Customers read books from libraries for entertainment, to learn, and in that order.  Readers indulge most frequently in fiction at public libraries with the bulk of the return visits being for this purpose.  Fiction draws us in, making us into better readers and good fiction can help make us more aware individuals.  Non-fiction can do the same with the two categories not having any inherent superiority.  But what I am stressing here is what we read effects who and what we become.  Reading, like eating, is a type of consumption.  In the case of reading, what we read shapes our neural networks which can influence our body.  Therefore, what we read and don’t read is of tremendous importance when it is viewed as an active force in our life, and not something passive or inert.

  I don’t have the prescription for the healthy reading diet; however, I think that just being aware of ‘reading as consumption’ and being mindful is enough when we are selecting our books or articles.  Our capacity to read and the time we have to read is more limited than we may think.  Most people in North America average below 300 Words per Minute (WPM) with the average work of fiction being around 50,000 words.   So, while someone at the higher end of the spectrum could read a basic novel in 3 hours, others novels may be more complex and readers may have a lower reading speed.  If you add in distractions (life) and how much time you may actually have to commit, you may be lucky to finish a book in a week.  But the point is that what you choose to read matters. 

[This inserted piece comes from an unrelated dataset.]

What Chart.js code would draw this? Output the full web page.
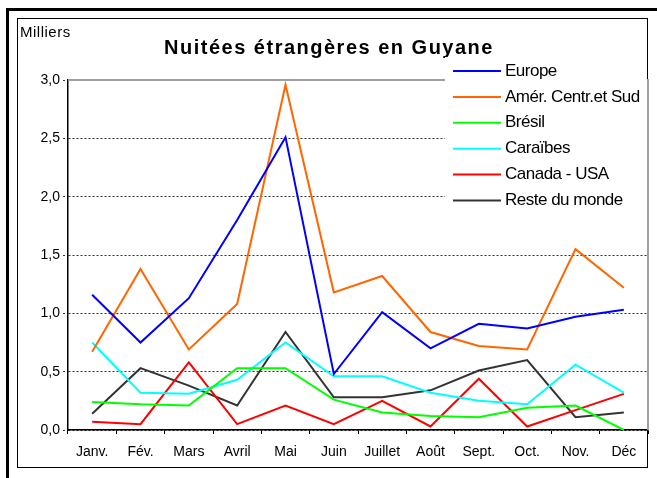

  So, next time you are previewing novels you’ve borrowed, listening to a review on the CBC, or browsing the stacks, notice your reactions. Why am I choosing to read this?  Will reading this enrich my mind by providing me with insight and joy or is it a distraction that will leave me confused and suffering?  Sometimes we need to read reports that will make us angry, but noticing our reactions in both circumstances may be helpful and lead us to make skillful choices under these and different circumstances.  Happy Reading.